Nos referimos al liberalismo anglosajón, que es el que se ha impuesto en la modernidad de forma modélica a través de la poderosa influencia política de Inglaterra en el siglo XIX y de EEUU en el XX. Se trata de un liberalismo que defiende los derechos de la persona individual frente a cualquier intromisión que amenace su libertad de acción o de pensamiento. Fruto de esta forma de pensar, cuyo gran teórico fue el filósofo inglés John Locke, fue el llamado Liberalismo económico, el cual defendió el lema clásico anti-intervencionista del laissez faire, laissez passer. Dicha doctrina económica es la que impulsó a potencia mundial a Inglaterra, el país que se había adelantado a sus rivales europeos creando la Revolución Industrial, una forma nueva de aumentar exponencialmente la producción de bienes económicos explotando las fuerzas de la naturaleza por medio de tecnologías nunca vistas, derivadas de los descubrimientos científicos.
Pero el liberalismo económico inglés no supo resolver el problema de la creciente pauperización de las clases trabajadoras, lo que condujo a la Gran Crisis mundial de 1929 y al ascenso del movimiento socialista. Una crisis en la que el individualismo protestante plasmado en el liberalismo del “laissez faire, laissez passer”, ha tenido que frenarse con diversas modalidades del intervencionismo estatal, para crear el Estado del bienestar occidental, que superó a los modelos económicos totalitarios comunistas o nazis.
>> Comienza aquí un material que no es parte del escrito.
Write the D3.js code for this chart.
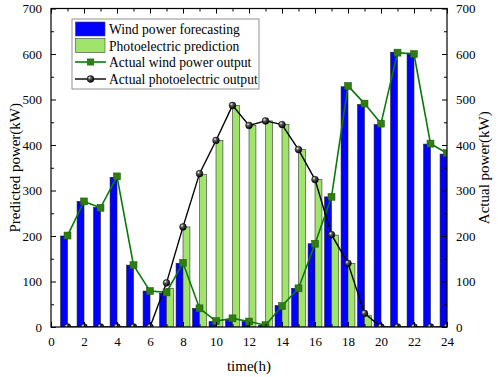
<!DOCTYPE html>
<html><head><meta charset="utf-8">
<script src="https://cdn.jsdelivr.net/npm/d3@7"></script>
<style>body{margin:0;background:#fff}svg{display:block}text{font-family:"Liberation Serif","Times New Roman",serif}</style>
</head><body><svg id="c" width="498" height="377"></svg>
<script>
const hours = d3.range(1, 25);
const windForecast = [200,276,263,329,136,79,74,140,41,12,15,12,4,47,85,183,286,528,489,445,604,602,402,380];
const photoForecast = [0,0,0,0,0,0,85,220,335,410,487,443,453,445,390,324,202,140,26,0,0,0,0,0];
const windActual = [201,276,262,331,136,79,76,141,41,13,19,12,4,46,85,183,286,530,491,447,603,600,403,382];
const photoActual = [0,0,0,0,0,0,97,220,337,410,487,443,453,445,390,324,203,140,30,0,0,0,0,0];
const xTicks = d3.range(0, 25, 2);
const yTicks = d3.range(0, 701, 100);
const legendLabels = ["Wind power forecasting","Photoelectric prediction","Actual wind power output","Actual photoelectric output"];

const svg = d3.select("#c");
const L = 51, R = 447, T = 8.5, B = 327;
const x = d3.scaleLinear().domain([0, 24]).range([L, R]);
const y = d3.scaleLinear().domain([0, 700]).range([B, T]);
const bw = 0.42;
const blue = "#0000ff", lgreen = "#a0e46c", dgreen = "#0a7a0a", sq = "#2f7d12";

const defs = svg.append("defs");
const rg = defs.append("radialGradient").attr("id","ball").attr("cx","35%").attr("cy","32%").attr("r","70%");
rg.append("stop").attr("offset","0%").attr("stop-color","#eeeeee");
rg.append("stop").attr("offset","35%").attr("stop-color","#555");
rg.append("stop").attr("offset","100%").attr("stop-color","#000");
defs.append("clipPath").attr("id","plot").append("rect").attr("x", L).attr("y", T).attr("width", R - L).attr("height", B - T);

const plot = svg.append("g").attr("clip-path", "url(#plot)");
// bars
plot.append("g").selectAll("rect").data(hours).join("rect")
  .attr("x", (h) => x(h - bw)).attr("width", x(bw) - x(0))
  .attr("y", (h, i) => y(windForecast[i])).attr("height", (h, i) => B - y(windForecast[i]))
  .attr("fill", blue).attr("stroke", "#222").attr("stroke-width", 0.6);
plot.append("g").selectAll("rect").data(hours).join("rect")
  .attr("x", (h) => x(h)).attr("width", x(bw) - x(0))
  .attr("y", (h, i) => y(photoForecast[i])).attr("height", (h, i) => B - y(photoForecast[i]))
  .attr("fill", lgreen).attr("stroke", "#333").attr("stroke-width", 0.6);

// lines
const line = d3.line().x((d) => x(d[0])).y((d) => y(d[1]));
plot.append("path").datum(hours.map((h, i) => [h, windActual[i]])).attr("d", line)
  .attr("fill", "none").attr("stroke", dgreen).attr("stroke-width", 1.6);
plot.append("path").datum(hours.map((h, i) => [h, photoActual[i]])).attr("d", line)
  .attr("fill", "none").attr("stroke", "#000").attr("stroke-width", 1.4);
plot.append("g").selectAll("rect").data(hours).join("rect")
  .attr("x", (h) => x(h) - 3.5).attr("y", (h, i) => y(windActual[i]) - 3.5)
  .attr("width", 7).attr("height", 7).attr("fill", sq).attr("stroke", "#1f5a0a").attr("stroke-width", 0.5);
plot.append("g").selectAll("circle").data(hours).join("circle")
  .attr("cx", (h) => x(h)).attr("cy", (h, i) => y(photoActual[i])).attr("r", 3.4)
  .attr("fill", "url(#ball)").attr("stroke", "#000").attr("stroke-width", 0.5);

// axes
const fs = 13;
const ax = svg.append("g");
const mk = (g) => { g.select(".domain").remove(); g.selectAll("text").style("font-family", '"Liberation Serif",serif').style("font-size", fs + "px").attr("fill", "#000"); g.selectAll("line").attr("stroke", "#000"); };
ax.append("g").attr("transform", `translate(0,${B})`).call(d3.axisBottom(x).tickValues(xTicks).tickSize(-5).tickPadding(10)).call(mk);
ax.append("g").attr("transform", `translate(0,${B})`).call(d3.axisBottom(x).tickValues(d3.range(1, 24, 2)).tickSize(-3).tickFormat("")).call(mk);
ax.append("g").attr("transform", `translate(0,${T})`).call(d3.axisTop(x).tickValues(xTicks).tickSize(-5).tickFormat("")).call(mk);
ax.append("g").attr("transform", `translate(0,${T})`).call(d3.axisTop(x).tickValues(d3.range(1, 24, 2)).tickSize(-3).tickFormat("")).call(mk);
ax.append("g").attr("transform", `translate(${L},0)`).call(d3.axisLeft(y).tickValues(yTicks).tickSize(-5).tickPadding(9)).call(mk);
ax.append("g").attr("transform", `translate(${L},0)`).call(d3.axisLeft(y).tickValues(d3.range(50, 700, 100)).tickSize(-3).tickFormat("")).call(mk);
ax.append("g").attr("transform", `translate(${R},0)`).call(d3.axisRight(y).tickValues(yTicks).tickSize(-5).tickPadding(9)).call(mk);
ax.append("g").attr("transform", `translate(${R},0)`).call(d3.axisRight(y).tickValues(d3.range(50, 700, 100)).tickSize(-3).tickFormat("")).call(mk);
svg.append("rect").attr("x", L).attr("y", T).attr("width", R - L).attr("height", B - T)
  .attr("fill", "none").attr("stroke", "#000").attr("stroke-width", 1.2);

// titles
svg.append("text").attr("transform", `translate(20,${(T + B) / 2}) rotate(-90)`).attr("text-anchor", "middle")
  .attr("font-size", 15).text("Predicted power(kW)");
svg.append("text").attr("transform", `translate(489,${(T + B) / 2}) rotate(-90)`).attr("text-anchor", "middle")
  .attr("font-size", 15).text("Actual power(kW)");
svg.append("text").attr("x", (L + R) / 2).attr("y", 371).attr("text-anchor", "middle")
  .attr("font-size", 15).text("time(h)");

// legend
const lg = svg.append("g");
lg.append("rect").attr("x", 72).attr("y", 19).attr("width", 187).attr("height", 70)
  .attr("fill", "#fff").attr("stroke", "#777").attr("stroke-width", 0.8);
const rows = [29, 45.5, 62, 79];
lg.append("rect").attr("x", 75.5).attr("y", rows[0] - 7).attr("width", 29.5).attr("height", 14).attr("fill", blue).attr("stroke", "#444").attr("stroke-width", 0.6);
lg.append("rect").attr("x", 75.5).attr("y", rows[1] - 7).attr("width", 29.5).attr("height", 14).attr("fill", lgreen).attr("stroke", "#444").attr("stroke-width", 0.6);
lg.append("line").attr("x1", 75).attr("x2", 106).attr("y1", rows[2]).attr("y2", rows[2]).attr("stroke", dgreen).attr("stroke-width", 1.6);
lg.append("rect").attr("x", 87).attr("y", rows[2] - 3.5).attr("width", 7).attr("height", 7).attr("fill", sq);
lg.append("line").attr("x1", 75).attr("x2", 106).attr("y1", rows[3]).attr("y2", rows[3]).attr("stroke", "#000").attr("stroke-width", 1.4);
lg.append("circle").attr("cx", 90.5).attr("cy", rows[3]).attr("r", 3.4).attr("fill", "url(#ball)").attr("stroke", "#000").attr("stroke-width", 0.5);
lg.selectAll("text").data(legendLabels).join("text")
  .attr("x", 109).attr("y", (d, i) => rows[i] + 5).attr("font-size", 13.6).text((d) => d);
</script></body></html>
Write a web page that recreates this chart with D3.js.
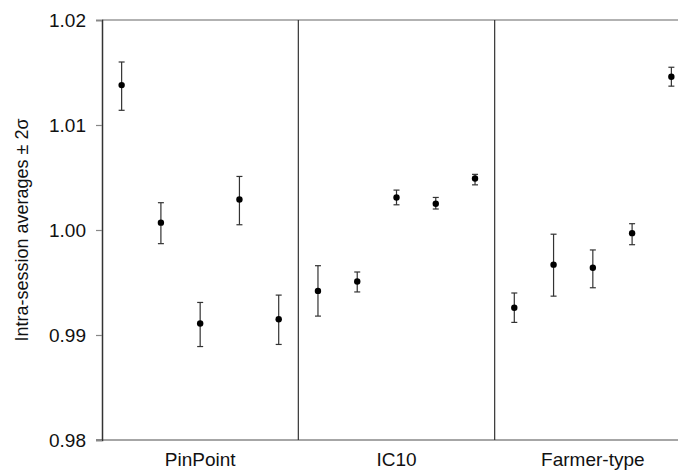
<!DOCTYPE html>
<html><head><meta charset="utf-8">
<script src="https://cdn.jsdelivr.net/npm/d3@7"></script>
<style>body{margin:0;background:#fff;} text{font-family:Arial,"Liberation Sans",sans-serif;}</style>
</head><body><svg id="c" width="678" height="470"></svg>
<script>
const groups = ["PinPoint", "IC10", "Farmer-type"];
const pointIndex = [1,2,3,4,5,6,7,8,9,10,11,12,13,14,15];
const means = [1.0138, 1.0007, 0.9911, 1.0029, 0.9915, 0.9942, 0.9951, 1.0031, 1.0025, 1.0049, 0.9926, 0.9967, 0.9964, 0.9997, 1.0146];
const upper = [1.0160, 1.0026, 0.9931, 1.0051, 0.9938, 0.9966, 0.9960, 1.0038, 1.0031, 1.0053, 0.9940, 0.9996, 0.9981, 1.0006, 1.0155];
const lower = [1.0114, 0.9987, 0.9889, 1.0005, 0.9891, 0.9918, 0.9941, 1.0024, 1.0020, 1.0043, 0.9912, 0.9937, 0.9945, 0.9986, 1.0137];
const yTicks = [0.98, 0.99, 1.00, 1.01, 1.02];
const yTickLabels = ["0.98", "0.99", "1.00", "1.01", "1.02"];
const yLabel = "Intra-session averages \u00b1 2\u03c3";

(function () {
const svg = d3.select("#c");
const mLeft = 102, mTop = 20, mBottom = 440, mRight = 691;
const x = d3.scaleLinear().domain([0.5, 15.5]).range([mLeft, mRight]);
const y = d3.scaleLinear().domain([0.98, 1.02]).range([mBottom, mTop]);

svg.append("line").attr("x1", mLeft).attr("x2", 678).attr("y1", y(1.02)).attr("y2", y(1.02))
  .attr("stroke", "#999").attr("stroke-width", 1.5);
svg.append("line").attr("x1", mLeft - 6).attr("x2", 678).attr("y1", y(0.98)).attr("y2", y(0.98))
  .attr("stroke", "#888").attr("stroke-width", 1.5);

const yAxis = d3.axisLeft(y).tickValues(yTicks).tickFormat((d, i) => yTickLabels[i]).tickSize(6).tickPadding(10);
const ga = svg.append("g").attr("transform", `translate(${mLeft},0)`).call(yAxis);
ga.select(".domain").attr("stroke", "#333").attr("stroke-width", 1.5);
ga.selectAll(".tick line").attr("stroke", "#888").attr("stroke-width", 1.2);
ga.selectAll(".tick text").attr("font-size", 19).attr("fill", "#111")
  .style("font-family", "Arial, 'Liberation Sans', sans-serif");

[5.5, 10.5].forEach(v => {
  svg.append("line").attr("x1", x(v)).attr("x2", x(v)).attr("y1", y(1.02)).attr("y2", y(0.98))
    .attr("stroke", "#333").attr("stroke-width", 1.2);
});

svg.selectAll("text.grp").data(groups).enter().append("text").attr("class", "grp")
  .attr("x", (d, i) => x(3 + 5 * i)).attr("y", 466).attr("text-anchor", "middle")
  .attr("font-size", 19).attr("fill", "#111").text(d => d);

svg.append("text").attr("transform", `translate(28,${(mTop + mBottom) / 2}) rotate(-90)`)
  .attr("text-anchor", "middle").attr("font-size", 18).attr("fill", "#111").text(yLabel);

const eb = svg.append("g");
pointIndex.forEach((p, i) => {
  const cx = x(p);
  eb.append("line").attr("x1", cx).attr("x2", cx).attr("y1", y(upper[i])).attr("y2", y(lower[i]))
    .attr("stroke", "#333").attr("stroke-width", 1.2);
  [upper[i], lower[i]].forEach(v => {
    eb.append("line").attr("x1", cx - 3).attr("x2", cx + 3).attr("y1", y(v)).attr("y2", y(v))
      .attr("stroke", "#333").attr("stroke-width", 1.2);
  });
});
svg.append("g").selectAll("circle").data(pointIndex).enter().append("circle")
  .attr("cx", d => x(d)).attr("cy", (d, i) => y(means[i])).attr("r", 3.2).attr("fill", "#000");
})();
</script></body></html>
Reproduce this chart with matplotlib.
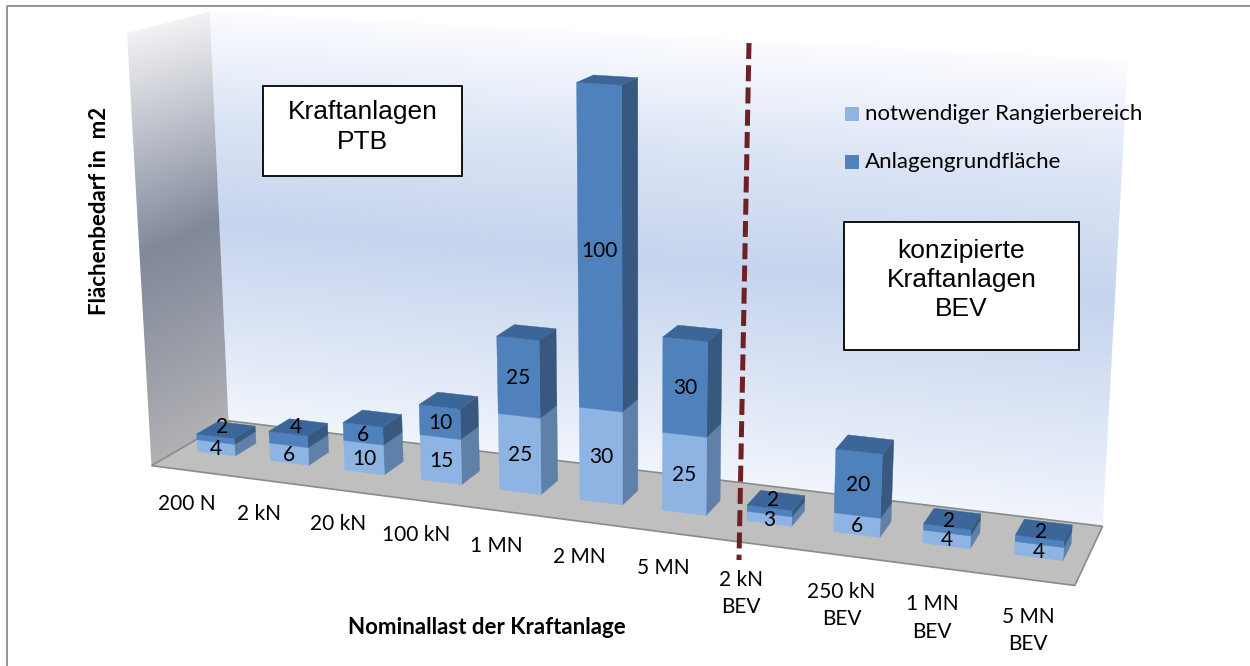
import numpy as np
import matplotlib
matplotlib.use("Agg")
import matplotlib.pyplot as plt
from matplotlib.colors import LinearSegmentedColormap
from matplotlib.patches import Polygon, Rectangle

categories = ["200 N", "2 kN", "20 kN", "100 kN", "1 MN", "2 MN", "5 MN",
              "2 kN\nBEV", "250 kN\nBEV", "1 MN\nBEV", "5 MN\nBEV"]
rangierbereich = [4, 6, 10, 15, 25, 30, 25, 3, 6, 4, 4]
grundflaeche = [2, 4, 6, 10, 25, 100, 30, 2, 20, 2, 2]

# label nudges in px for the thin bars, the rest sit centred on the front face
top_nudge = {0: (7, -12), 1: (7, -12), 7: (4, -11), 9: (2, -9), 10: (2, -9)}
cat_nudge = {1: -3, 7: -9, 8: 2, 9: 1, 10: 3}

# perspective camera of the 3d chart: x = category, y = depth, z = value
CAM = np.array([[69.51795859, 24.89083246, -0.24585935, 197.61736595],
                [3.67648516, -5.33235006, -3.04806725, 451.22192701],
                [-0.01198508, 0.01657902, -0.00038426, 1.0]])
BAR_W = 0.52
X0, X1 = -0.245, 10.755
Y0, Y1 = -1.28, 2.30
ZTOP = 140

LIGHT, LIGHT_SIDE = "#8db4e3", "#5f80a8"
DARK, DARK_SIDE, DARK_TOP = "#4f81bd", "#38587f", "#3c6698"
FLOOR = "#bfbfbf"
CAL = "Lato"


def proj(x, y, z):
    h = CAM @ np.array([x, y, z, 1.0])
    return h[0] / h[2], h[1] / h[2]


def quad(*corners):
    return [proj(*c) for c in corners]


fig = plt.figure(figsize=(12.5, 6.66), dpi=100)
ax = fig.add_axes([0, 0, 1, 1])
ax.set_xlim(0, 1250)
ax.set_ylim(666, 0)
ax.axis("off")

# outer frame, only top and left show
ax.plot([7, 7, 1250], [666, 5.5, 5.5], color="#8c8c8c", lw=1.3)


def wall(corners, cols, fixed_axis, fixed):
    # wall gradient follows z on the wall plane, inverted per pixel
    pts = quad(*corners)
    xs = np.array([p[0] for p in pts])
    ys = np.array([p[1] for p in pts])
    x0, x1 = int(xs.min()) - 2, int(xs.max()) + 3
    y0, y1 = int(ys.min()) - 2, int(ys.max()) + 3
    uu, vv = np.meshgrid(np.arange(x0, x1), np.arange(y0, y1))
    keep = [a for a in range(3) if a != fixed_axis]
    H = CAM[:, keep + [3]] + 0.0
    H[:, 2] = CAM[:, 3] + CAM[:, fixed_axis] * fixed
    Hi = np.linalg.inv(H)
    w = Hi[2, 0] * uu + Hi[2, 1] * vv + Hi[2, 2]
    z = (Hi[1, 0] * uu + Hi[1, 1] * vv + Hi[1, 2]) / w
    cmap = LinearSegmentedColormap.from_list("w", cols)
    im = ax.imshow(z / ZTOP, extent=(x0, x1, y1, y0), cmap=cmap, vmin=0, vmax=1,
                   aspect="auto", interpolation="bilinear", zorder=1)
    clip = Polygon(pts, transform=ax.transData, fc="none", ec="none")
    ax.add_patch(clip)
    im.set_clip_path(clip)
    ax.set_xlim(0, 1250)
    ax.set_ylim(666, 0)


# the wall tops lean a little less than the camera gives
wall([(X0, Y1, 0), (X1, Y1, 0), (X1 - 0.04, Y1, ZTOP), (X0 + 0.05, Y1, ZTOP)],
     [(0, "#f1f5fc"), (0.5, "#c6d4ee"), (0.75, "#dbe4f5"), (0.9, "#eef2fb"), (1, "#fbfcfe")], 1, Y1)
wall([(X0, Y0, 0), (X0, Y1, 0), (X0 + 0.05, Y1, ZTOP), (X0 + 0.05, Y0, ZTOP)],
     [(0, "#b0b1b3"), (0.5, "#80889a"), (1, "#f2f2f4")], 0, X0)

ax.add_patch(Polygon(quad((X0, Y0, 0), (X1, Y0, 0), (X1, Y1, 0), (X0, Y1, 0)),
                     fc=FLOOR, ec="#8a8a8a", lw=1.2, zorder=2))

# bars, left to right, side then front then top
for i, (lo, hi) in enumerate(zip(rangierbereich, grundflaeche)):
    xl, xr = i, i + BAR_W
    segs = [(0, lo, LIGHT, LIGHT_SIDE), (lo, lo + hi, DARK, DARK_SIDE)]
    for z0, z1, front, side in segs:
        ax.add_patch(Polygon(quad((xr, 0, z0), (xr, 1, z0), (xr, 1, z1), (xr, 0, z1)),
                             fc=side, ec=side, lw=0.3, zorder=3))
        ax.add_patch(Polygon(quad((xl, 0, z0), (xr, 0, z0), (xr, 0, z1), (xl, 0, z1)),
                             fc=front, ec=front, lw=0.3, zorder=3))
    ztop = lo + hi
    ax.add_patch(Polygon(quad((xl, 0, ztop), (xr, 0, ztop), (xr, 1, ztop), (xl, 1, ztop)),
                         fc=DARK_TOP, ec=DARK_TOP, lw=0.3, zorder=3))

    u, v = proj(xl + BAR_W / 2, 0, lo / 2)
    ax.text(u, v + 1, str(lo), family=CAL, fontsize=15, ha="center", va="center", zorder=5)
    u, v = proj(xl + BAR_W / 2, 0, lo + hi / 2)
    dx, dy = top_nudge.get(i, (0, 1))
    ax.text(u + dx, v + dy, str(hi), family=CAL, fontsize=15, ha="center", va="center", zorder=5)

    u, v = proj(xl + BAR_W / 2, -1.5, -10)
    ax.text(u + 2 + cat_nudge.get(i, 0), v - 9, categories[i], family=CAL, fontsize=15,
            ha="center", va="top", linespacing=1.45, zorder=5)

# separator between PTB and BEV
ax.plot([749, 739], [43, 560], color="#6e2024", lw=3.6, ls=(0, (3.2, 1.25)),
        dash_capstyle="butt", zorder=4)

# text boxes
for (bx, by, bw, bh), txt, ty in [((263, 86, 199, 90), "Kraftanlagen\nPTB", 127),
                                  ((844, 222, 235, 128), "konzipierte\nKraftanlagen\nBEV", 280)]:
    ax.add_patch(Rectangle((bx, by), bw, bh, fc="white", ec="black", lw=1.3, zorder=4))
    ax.text(bx + bw / 2, ty, txt, family="Liberation Sans", fontsize=19, ha="center",
            va="center", linespacing=1.27, zorder=5)

# legend
for sy, col, label in [(107, LIGHT, "notwendiger Rangierbereich"), (155, DARK, "Anlagengrundfläche")]:
    ax.add_patch(Rectangle((845, sy), 14, 14, fc=col, ec="none", zorder=5))
    ax.text(865, sy + 7, label, family=CAL, fontsize=16, ha="left", va="center", zorder=5)

ax.text(100, 211, "Flächenbedarf in  m2", family=CAL, weight="bold", fontsize=16, rotation=90,
        ha="center", va="center")
ax.text(487, 628, "Nominallast der Kraftanlage", family=CAL, weight="bold", fontsize=16,
        ha="center", va="center")

fig.savefig("out.png", dpi=100)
Fue EEUU, la potencia donde habían triunfado las doctrinas económicas inglesas, el país que encontró la salida de tal crisis, primero con la doctrina del New Deal de Roosevelt y finalmente con la aplicación de las doctrinas intervencionistas de Keynes por su primer presidente católico, John Kennedy, el cual las impulsó nombrando por primera vez ministros económicos keynesianos. Con ello se frenó la pobreza del trabajador elevándolo a clase media, con el ascenso a superpotencia de la antigua colonia inglesa, que sustituía a una Inglaterra ya sin Imperio.
El nuevo problema, que está hoy alcanzando su punto crítico, es el de la llamada “nueva izquierda”, que surge precisamente en EEUU en la década de los 70 con las marchas por los llamados “derechos civiles”, lo que hoy denominamos los derechos de las minorías. La democracia liberal se basa en el predominio de la voluntad de la mayoría pero, a la vez, respetando a la minoría.
En tal sentido el problema nuevo que afrontó el liberalismo democrático de EEUU fue el problema de la integración de su gran minoría negra, herencia del pasado colonial inglés. Pues la eliminación del esclavismo por el presidente Lincoln, tras la Guerra de Secesión, no impidió la formación de los guetos negros. Por eso este es el problema más sangrante de EEUU, el cual la Nueva Izquierda norteamericana creé poder resolver disolviéndolo en un problema mayor que afectaría a la integración de todas las minorías restantes, sexuales, culturales, etc. De ahí surgen las nuevas ideologías multiculturales y de Género que alcanzan una inesperada fuerza con el fenómeno económico y cultural de la globalización.
La fuerza de dicha corriente ha llegado a apoderarse de la dirección ideológica del poderoso partido Demócrata norteamericano. Con ello se han introducido un radicalismo político que toma el aspecto de un nuevo absolutismo denominado “lo políticamente correcto”. Por ello, en el comienzo del siglo XXI asistimos a una nueva crisis causada por un individualismo, de raíz protestante, que afecta a la estructura básica de las unidades familiares y estatales occidentales por el ascenso del igualitarismo llamado de género, que equipara en derechos las uniones sexuales de cualquier género, así como los derechos humanos de los inmigrantes con los de los ciudadanos nativos de cada país, en nombre de las ideologías de la Globalización.
Frente a tal liberalismo cabe oponer un liberalismo que llamaríamos de raíz católica. Dicho liberalismo no admite el individualismo absoluto propio de la “rebelión de las masas”, ya denunciada por Ortega y Gasset, pues entiende la libertad del individuo condicionada por las circunstancias institucionales, por el respeto propio del católico, a diferencia del protestante, a las jerarquías más sabias, que ayer eran las eclesiásticas, pero hoy son las científicas y filosóficas.
Este es el nuevo liberalismo que puede hacerse fuerte e influyente, si engrana con la forma de pensar y de vivir, igualmente norteamericana, de la creciente minoría hispana de origen católico de EEUU. Lejos de perjudicar a la poderosa nación norteamericana, podría ser una especie de nuevo New Deal, ahora cultural, para afrontar la crisis abierta entre los nuevos “populismos” a lo Trump y las denominadas minorías radicales de raíz radicalmente individualista y que, por su culto beato a la Globalización, han perdido el sentido de la nación.